Seandainya ada korban, maka tetap jangan paksa saya untuk bertindak. Fenomena alam ketika matahari tepat berada di garis khatulistiwa, disebut sebagai titik kulminasi. Dimana titik itu sekarang, saya melihatnya di istana, sembarang istana dimana ‘kekuasaan pseudo-demokrasi’ dilangsungkan.
Saya membayangkan harakiri. Setidaknya dalam pengertian politik. Korban dalam era reformasi ini selayaknya bukanlah rakyat (lagi) baik yang berstatus kaya maupun yang berstatus miskin. Saya tidak bisa membayangkan jika korban jatuh akibat keputusan politik yang salah. Maka yang dapat saya bayangkan adalah para petinggi yang membunuh diri mereka sendiri, atau hal ini tidak terjadi jika dengan gagah hukum membela rakyat seperti yang terjadi pada Bernard Madoff yang dihukum 150 tahun (di tahun 2009) karena kejahatan yang oleh Hakim Wilayah (tanpa makelar dan cukong kasus) disebut sebagai ‘extraordinary evil’ dan Madoff menyambutnya dengan permintaan maaf kepada rakyat Amerika, 'maafkan saya telah mewariskan malu yang sangat besar dalam sejarah Amerika’. Dan publik secara antusias memaklumi resesi yang menimpa mereka dan belajar dari kesalahan.

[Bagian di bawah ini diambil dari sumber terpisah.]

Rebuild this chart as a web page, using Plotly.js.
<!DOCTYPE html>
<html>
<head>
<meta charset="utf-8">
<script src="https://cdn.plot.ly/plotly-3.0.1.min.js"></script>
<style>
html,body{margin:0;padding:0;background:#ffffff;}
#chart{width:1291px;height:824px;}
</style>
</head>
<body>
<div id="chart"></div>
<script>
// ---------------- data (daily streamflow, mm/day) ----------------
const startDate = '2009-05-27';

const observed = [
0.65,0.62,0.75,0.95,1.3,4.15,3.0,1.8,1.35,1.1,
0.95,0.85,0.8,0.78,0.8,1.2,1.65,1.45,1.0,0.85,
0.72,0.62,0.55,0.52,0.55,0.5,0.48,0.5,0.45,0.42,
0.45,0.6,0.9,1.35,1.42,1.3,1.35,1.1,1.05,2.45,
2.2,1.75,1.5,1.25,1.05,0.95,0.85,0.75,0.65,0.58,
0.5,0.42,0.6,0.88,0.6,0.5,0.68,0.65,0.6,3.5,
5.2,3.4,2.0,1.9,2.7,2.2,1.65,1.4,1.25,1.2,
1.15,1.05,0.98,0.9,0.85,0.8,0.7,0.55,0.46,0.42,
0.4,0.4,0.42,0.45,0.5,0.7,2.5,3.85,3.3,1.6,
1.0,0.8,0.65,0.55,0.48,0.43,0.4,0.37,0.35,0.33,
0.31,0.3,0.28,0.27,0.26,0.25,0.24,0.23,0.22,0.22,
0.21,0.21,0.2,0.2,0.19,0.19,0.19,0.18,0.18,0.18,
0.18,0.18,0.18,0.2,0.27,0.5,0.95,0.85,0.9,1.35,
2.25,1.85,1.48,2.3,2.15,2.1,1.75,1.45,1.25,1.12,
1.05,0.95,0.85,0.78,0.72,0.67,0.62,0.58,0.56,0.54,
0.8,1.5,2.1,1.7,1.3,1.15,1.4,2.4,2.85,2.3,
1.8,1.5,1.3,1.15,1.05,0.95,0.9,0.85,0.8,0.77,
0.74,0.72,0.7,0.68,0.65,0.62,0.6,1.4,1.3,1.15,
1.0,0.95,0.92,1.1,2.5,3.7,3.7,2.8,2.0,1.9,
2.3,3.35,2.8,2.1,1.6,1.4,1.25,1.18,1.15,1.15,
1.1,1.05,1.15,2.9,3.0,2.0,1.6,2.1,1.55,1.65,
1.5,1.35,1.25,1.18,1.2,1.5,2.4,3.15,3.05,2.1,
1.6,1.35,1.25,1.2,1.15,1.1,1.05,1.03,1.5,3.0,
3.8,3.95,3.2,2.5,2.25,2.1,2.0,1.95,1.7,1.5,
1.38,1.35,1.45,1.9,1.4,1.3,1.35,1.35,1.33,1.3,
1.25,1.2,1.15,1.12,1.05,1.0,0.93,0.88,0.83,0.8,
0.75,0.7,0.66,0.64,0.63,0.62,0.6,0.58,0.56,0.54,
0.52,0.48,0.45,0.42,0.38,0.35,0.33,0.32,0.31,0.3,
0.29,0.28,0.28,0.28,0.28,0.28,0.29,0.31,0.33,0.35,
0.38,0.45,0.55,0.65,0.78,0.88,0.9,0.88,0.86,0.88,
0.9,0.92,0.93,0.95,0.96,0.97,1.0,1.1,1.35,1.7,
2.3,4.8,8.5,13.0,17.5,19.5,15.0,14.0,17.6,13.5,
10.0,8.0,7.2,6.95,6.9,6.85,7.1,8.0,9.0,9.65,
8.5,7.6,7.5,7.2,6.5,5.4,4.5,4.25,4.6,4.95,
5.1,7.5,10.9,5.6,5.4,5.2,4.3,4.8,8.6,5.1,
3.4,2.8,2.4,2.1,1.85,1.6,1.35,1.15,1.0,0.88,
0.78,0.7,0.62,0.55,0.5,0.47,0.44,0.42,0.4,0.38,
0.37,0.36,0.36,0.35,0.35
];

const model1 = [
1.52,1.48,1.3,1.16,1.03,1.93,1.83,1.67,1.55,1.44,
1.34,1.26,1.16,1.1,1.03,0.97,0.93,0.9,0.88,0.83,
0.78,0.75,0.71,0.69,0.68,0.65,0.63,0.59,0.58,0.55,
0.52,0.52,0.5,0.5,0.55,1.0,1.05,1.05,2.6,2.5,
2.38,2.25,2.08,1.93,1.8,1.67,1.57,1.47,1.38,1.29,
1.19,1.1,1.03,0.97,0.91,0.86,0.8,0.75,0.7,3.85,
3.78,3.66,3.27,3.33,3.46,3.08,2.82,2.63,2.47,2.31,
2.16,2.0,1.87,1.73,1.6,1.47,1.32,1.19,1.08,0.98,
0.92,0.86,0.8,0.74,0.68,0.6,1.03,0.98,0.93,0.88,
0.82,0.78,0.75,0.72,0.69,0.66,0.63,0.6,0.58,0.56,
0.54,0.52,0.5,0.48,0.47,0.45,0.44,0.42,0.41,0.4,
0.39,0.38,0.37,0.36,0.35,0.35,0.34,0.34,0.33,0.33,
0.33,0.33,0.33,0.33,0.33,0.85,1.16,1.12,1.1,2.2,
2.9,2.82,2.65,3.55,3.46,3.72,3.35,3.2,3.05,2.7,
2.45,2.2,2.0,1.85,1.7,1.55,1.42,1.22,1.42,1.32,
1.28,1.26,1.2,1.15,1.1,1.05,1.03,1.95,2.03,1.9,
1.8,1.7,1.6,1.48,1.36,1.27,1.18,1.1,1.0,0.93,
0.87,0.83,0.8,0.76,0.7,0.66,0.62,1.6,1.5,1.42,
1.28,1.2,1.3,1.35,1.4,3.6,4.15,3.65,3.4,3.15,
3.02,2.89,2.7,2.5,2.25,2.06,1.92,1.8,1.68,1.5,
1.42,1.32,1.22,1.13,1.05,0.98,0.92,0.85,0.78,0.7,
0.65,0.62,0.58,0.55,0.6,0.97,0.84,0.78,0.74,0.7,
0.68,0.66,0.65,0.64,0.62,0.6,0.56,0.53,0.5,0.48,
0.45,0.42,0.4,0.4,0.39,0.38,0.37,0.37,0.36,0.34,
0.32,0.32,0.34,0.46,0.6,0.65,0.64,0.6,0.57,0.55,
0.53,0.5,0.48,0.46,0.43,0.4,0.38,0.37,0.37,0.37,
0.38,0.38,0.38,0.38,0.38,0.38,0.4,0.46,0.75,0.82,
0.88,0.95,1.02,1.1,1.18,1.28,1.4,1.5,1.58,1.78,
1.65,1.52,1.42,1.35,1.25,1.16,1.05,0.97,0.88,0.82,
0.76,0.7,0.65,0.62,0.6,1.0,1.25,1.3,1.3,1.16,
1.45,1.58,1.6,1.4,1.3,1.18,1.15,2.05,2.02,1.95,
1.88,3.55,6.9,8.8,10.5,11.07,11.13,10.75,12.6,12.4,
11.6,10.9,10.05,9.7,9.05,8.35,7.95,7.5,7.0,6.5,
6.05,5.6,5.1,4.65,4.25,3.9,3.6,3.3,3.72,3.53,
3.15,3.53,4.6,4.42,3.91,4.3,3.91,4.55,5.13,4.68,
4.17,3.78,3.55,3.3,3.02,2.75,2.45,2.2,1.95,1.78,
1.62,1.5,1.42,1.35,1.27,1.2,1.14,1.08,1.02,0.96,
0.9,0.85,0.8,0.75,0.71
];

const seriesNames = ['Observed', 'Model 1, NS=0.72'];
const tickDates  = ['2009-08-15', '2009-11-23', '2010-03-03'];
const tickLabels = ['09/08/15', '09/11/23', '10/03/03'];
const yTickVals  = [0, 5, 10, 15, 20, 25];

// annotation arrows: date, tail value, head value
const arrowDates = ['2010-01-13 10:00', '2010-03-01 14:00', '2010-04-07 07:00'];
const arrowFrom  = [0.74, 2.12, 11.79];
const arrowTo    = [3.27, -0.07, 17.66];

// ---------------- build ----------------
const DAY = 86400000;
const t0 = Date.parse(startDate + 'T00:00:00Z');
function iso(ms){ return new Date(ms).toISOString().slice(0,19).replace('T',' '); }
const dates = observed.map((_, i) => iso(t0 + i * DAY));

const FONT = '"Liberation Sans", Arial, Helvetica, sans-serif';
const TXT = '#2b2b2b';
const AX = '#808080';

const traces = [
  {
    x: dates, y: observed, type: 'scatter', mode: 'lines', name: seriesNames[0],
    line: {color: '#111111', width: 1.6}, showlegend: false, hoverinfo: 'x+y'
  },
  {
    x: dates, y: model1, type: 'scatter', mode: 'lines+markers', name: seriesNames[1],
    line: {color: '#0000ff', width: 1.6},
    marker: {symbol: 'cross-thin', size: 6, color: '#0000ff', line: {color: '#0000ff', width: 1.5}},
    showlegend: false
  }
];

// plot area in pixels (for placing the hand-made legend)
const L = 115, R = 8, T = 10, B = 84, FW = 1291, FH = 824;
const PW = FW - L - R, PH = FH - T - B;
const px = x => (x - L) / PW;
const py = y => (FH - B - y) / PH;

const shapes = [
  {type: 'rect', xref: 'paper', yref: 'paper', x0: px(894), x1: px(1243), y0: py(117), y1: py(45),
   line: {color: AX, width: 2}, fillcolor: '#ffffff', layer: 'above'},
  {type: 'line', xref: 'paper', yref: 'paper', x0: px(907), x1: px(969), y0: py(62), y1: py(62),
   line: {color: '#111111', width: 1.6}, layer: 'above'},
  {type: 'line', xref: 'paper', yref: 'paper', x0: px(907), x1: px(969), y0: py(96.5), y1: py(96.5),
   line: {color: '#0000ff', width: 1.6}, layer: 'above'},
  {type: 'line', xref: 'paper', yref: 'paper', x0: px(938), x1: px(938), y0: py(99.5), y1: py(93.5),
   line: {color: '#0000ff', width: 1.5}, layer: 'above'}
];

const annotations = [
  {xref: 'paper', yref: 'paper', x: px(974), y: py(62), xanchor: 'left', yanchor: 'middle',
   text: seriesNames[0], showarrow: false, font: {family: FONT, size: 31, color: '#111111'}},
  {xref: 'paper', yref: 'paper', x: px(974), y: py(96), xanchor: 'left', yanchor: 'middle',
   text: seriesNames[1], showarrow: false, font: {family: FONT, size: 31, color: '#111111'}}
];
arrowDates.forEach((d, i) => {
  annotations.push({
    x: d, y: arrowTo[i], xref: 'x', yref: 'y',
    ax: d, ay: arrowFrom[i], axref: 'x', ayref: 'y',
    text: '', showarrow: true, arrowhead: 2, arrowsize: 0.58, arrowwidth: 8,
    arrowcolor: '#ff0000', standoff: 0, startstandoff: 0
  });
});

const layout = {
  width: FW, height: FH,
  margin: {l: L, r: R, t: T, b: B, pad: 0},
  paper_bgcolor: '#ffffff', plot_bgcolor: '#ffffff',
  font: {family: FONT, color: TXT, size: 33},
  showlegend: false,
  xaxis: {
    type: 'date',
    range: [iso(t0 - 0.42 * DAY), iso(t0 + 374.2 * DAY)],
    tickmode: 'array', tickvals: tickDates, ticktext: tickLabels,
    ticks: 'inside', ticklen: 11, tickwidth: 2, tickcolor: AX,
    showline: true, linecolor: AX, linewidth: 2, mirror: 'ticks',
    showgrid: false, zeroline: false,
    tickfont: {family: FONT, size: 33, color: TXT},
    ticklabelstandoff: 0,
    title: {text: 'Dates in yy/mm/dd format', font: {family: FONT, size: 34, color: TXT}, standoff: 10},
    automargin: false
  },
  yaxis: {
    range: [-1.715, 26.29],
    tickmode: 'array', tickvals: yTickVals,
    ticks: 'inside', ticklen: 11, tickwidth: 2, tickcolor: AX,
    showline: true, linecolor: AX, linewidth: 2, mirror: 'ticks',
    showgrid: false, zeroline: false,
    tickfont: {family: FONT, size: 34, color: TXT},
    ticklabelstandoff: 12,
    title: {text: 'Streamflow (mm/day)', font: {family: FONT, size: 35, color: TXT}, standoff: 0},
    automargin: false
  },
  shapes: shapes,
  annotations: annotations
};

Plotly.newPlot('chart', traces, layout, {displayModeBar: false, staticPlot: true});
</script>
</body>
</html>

Yang tidak bisa saya bayangkan lebih lanjut adalah, terulangnya kisah raja telanjang yang berjalan-jalan di pasar, dengan bangga, jumawa, plus gengsi dan pecaya diri mengatakan: jangan paksa saya.

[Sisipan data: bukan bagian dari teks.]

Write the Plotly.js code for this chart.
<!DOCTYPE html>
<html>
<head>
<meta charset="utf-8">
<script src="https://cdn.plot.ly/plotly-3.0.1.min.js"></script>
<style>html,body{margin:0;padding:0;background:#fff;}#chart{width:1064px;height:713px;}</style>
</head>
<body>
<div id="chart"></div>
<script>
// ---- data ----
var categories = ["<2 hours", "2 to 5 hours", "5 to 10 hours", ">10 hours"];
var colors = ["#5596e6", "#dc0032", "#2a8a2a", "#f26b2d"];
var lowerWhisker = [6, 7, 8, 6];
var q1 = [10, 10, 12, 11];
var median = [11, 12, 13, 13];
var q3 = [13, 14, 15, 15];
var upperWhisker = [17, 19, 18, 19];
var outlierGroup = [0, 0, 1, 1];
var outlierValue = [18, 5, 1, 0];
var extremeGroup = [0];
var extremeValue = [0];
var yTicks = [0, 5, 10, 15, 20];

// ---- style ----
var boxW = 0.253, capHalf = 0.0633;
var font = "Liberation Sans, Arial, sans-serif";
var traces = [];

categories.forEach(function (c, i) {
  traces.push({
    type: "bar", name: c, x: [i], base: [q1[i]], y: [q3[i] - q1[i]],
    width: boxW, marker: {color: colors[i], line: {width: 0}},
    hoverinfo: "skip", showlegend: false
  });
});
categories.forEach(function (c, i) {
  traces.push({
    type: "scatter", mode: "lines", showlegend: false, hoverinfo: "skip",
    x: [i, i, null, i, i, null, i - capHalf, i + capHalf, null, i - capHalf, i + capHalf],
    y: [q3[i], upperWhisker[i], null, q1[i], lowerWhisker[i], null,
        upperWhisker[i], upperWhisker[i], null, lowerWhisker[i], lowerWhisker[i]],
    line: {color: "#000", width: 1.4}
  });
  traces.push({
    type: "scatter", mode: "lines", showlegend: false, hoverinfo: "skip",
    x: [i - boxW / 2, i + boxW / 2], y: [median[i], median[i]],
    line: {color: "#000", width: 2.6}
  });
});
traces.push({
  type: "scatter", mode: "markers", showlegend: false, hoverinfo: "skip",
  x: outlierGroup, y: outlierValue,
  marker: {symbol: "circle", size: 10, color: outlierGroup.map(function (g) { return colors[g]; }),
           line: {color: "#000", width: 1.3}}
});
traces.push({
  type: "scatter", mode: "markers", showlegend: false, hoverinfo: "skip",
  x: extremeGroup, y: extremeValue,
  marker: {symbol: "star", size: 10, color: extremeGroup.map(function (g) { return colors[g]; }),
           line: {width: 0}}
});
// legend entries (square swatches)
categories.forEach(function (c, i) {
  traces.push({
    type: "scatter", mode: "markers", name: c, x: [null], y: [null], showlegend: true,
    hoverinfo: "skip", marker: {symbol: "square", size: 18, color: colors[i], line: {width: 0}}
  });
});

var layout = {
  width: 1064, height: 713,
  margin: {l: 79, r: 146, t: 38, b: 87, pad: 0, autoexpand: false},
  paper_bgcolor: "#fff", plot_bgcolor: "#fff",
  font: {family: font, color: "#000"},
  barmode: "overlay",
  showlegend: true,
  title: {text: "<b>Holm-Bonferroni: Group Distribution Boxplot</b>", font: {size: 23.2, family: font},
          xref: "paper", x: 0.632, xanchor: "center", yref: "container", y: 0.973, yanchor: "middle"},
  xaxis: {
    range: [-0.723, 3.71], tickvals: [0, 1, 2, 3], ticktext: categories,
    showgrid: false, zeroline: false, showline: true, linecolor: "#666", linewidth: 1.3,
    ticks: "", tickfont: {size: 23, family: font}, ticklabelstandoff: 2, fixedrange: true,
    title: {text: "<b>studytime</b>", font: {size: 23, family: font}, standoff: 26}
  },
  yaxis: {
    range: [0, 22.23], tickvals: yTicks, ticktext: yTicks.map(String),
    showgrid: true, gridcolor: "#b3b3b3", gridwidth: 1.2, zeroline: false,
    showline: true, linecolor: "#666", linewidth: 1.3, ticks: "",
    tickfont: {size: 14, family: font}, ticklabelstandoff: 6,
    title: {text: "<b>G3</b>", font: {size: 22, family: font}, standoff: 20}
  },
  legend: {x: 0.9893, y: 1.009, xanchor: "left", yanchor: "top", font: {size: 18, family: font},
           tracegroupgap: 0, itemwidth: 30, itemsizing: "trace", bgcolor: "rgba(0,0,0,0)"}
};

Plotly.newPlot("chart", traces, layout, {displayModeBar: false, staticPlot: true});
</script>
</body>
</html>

Bapak, tolong pakai baju dulu. Baru pelesiran ke luar.
Yang tidak sanggup saya bayangkan adalah bagaimana perasaan para tetangga yang melihat ketelanjangan itu dan menahan rasa penasaran yang amat sangat melebihi keinginan bercinta dengan wanita paling sexi di dunia untuk sekedar bertanya, muka bapak semakin lebar dan merah padam (bukan karena pln yang sibuk menggilir waktu penyalaan), apakah bapak baik-baik saja? Sedangkan kami harus haru-biru menahan penasaran seperti sedang senam keygel.

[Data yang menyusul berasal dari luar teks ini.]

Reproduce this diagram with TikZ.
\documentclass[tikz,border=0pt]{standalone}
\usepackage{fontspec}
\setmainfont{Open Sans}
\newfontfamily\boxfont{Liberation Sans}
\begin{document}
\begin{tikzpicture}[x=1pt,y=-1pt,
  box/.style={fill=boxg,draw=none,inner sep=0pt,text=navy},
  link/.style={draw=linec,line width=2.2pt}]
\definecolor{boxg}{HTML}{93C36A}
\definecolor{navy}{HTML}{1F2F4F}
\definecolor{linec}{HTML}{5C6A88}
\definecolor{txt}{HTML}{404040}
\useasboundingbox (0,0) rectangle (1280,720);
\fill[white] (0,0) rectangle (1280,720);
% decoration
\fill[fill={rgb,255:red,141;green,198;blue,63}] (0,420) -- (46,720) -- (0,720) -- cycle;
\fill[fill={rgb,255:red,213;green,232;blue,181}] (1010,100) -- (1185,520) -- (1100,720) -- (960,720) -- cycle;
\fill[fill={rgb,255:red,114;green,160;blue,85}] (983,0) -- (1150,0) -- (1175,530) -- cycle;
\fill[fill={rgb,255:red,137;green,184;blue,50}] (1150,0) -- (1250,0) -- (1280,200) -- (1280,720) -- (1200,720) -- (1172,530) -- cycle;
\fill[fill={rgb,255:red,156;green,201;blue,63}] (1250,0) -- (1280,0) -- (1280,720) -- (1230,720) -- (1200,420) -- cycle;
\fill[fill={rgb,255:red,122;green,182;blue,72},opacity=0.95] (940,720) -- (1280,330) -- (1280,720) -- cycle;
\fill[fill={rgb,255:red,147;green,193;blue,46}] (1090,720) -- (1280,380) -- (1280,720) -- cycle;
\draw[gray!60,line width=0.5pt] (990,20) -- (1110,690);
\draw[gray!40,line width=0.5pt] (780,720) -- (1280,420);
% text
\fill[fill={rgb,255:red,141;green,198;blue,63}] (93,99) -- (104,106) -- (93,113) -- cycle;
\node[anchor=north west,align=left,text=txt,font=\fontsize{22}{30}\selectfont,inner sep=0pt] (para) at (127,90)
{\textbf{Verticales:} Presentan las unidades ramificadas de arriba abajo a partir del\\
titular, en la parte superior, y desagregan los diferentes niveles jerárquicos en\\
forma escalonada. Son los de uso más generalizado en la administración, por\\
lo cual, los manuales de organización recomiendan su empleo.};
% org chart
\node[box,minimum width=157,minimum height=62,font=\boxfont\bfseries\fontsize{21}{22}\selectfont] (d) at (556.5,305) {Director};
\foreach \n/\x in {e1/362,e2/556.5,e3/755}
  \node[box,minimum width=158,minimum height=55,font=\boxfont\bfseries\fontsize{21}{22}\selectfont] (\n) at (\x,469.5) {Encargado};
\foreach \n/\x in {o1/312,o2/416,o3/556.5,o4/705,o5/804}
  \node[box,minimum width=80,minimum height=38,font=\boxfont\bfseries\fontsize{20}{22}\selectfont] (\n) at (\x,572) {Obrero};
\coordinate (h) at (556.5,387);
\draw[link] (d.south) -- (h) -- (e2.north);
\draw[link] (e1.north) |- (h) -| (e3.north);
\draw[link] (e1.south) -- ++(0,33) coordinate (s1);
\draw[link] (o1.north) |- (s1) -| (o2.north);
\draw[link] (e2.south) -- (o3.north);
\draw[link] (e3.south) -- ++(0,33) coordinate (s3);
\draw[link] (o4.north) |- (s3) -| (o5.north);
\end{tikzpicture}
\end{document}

Yang ingin saya paksakan adalah keseriusan Bapak. By the way, Bapak itu presiden ya..perasaan saya tidak pernah memilih, ternyata kita juga punya makelar, eh Presiden juga (yang tidak mau dipaksa bekerja, semoga bukan karena kelelahan).
Semoga ketika dunia memprediksikan terjadinya krisis keuangan di Asia di akhir tahun 2009 atau awal tahun 2010, kita tidak lagi mengalami gejolak reformasi jilid dua. Andai kata 'iya' rakyat Indonesia sudah tangguh bencana apalagi ...dari Sabang sampai Merauke...dari Timor sampai ke Talaud...kita sudah terbuai dengan janji a la Indomie. Maka terimalah kenyataan 'kualitas Indomie dari pemimpin kita'. Dikremes lalu diseduh.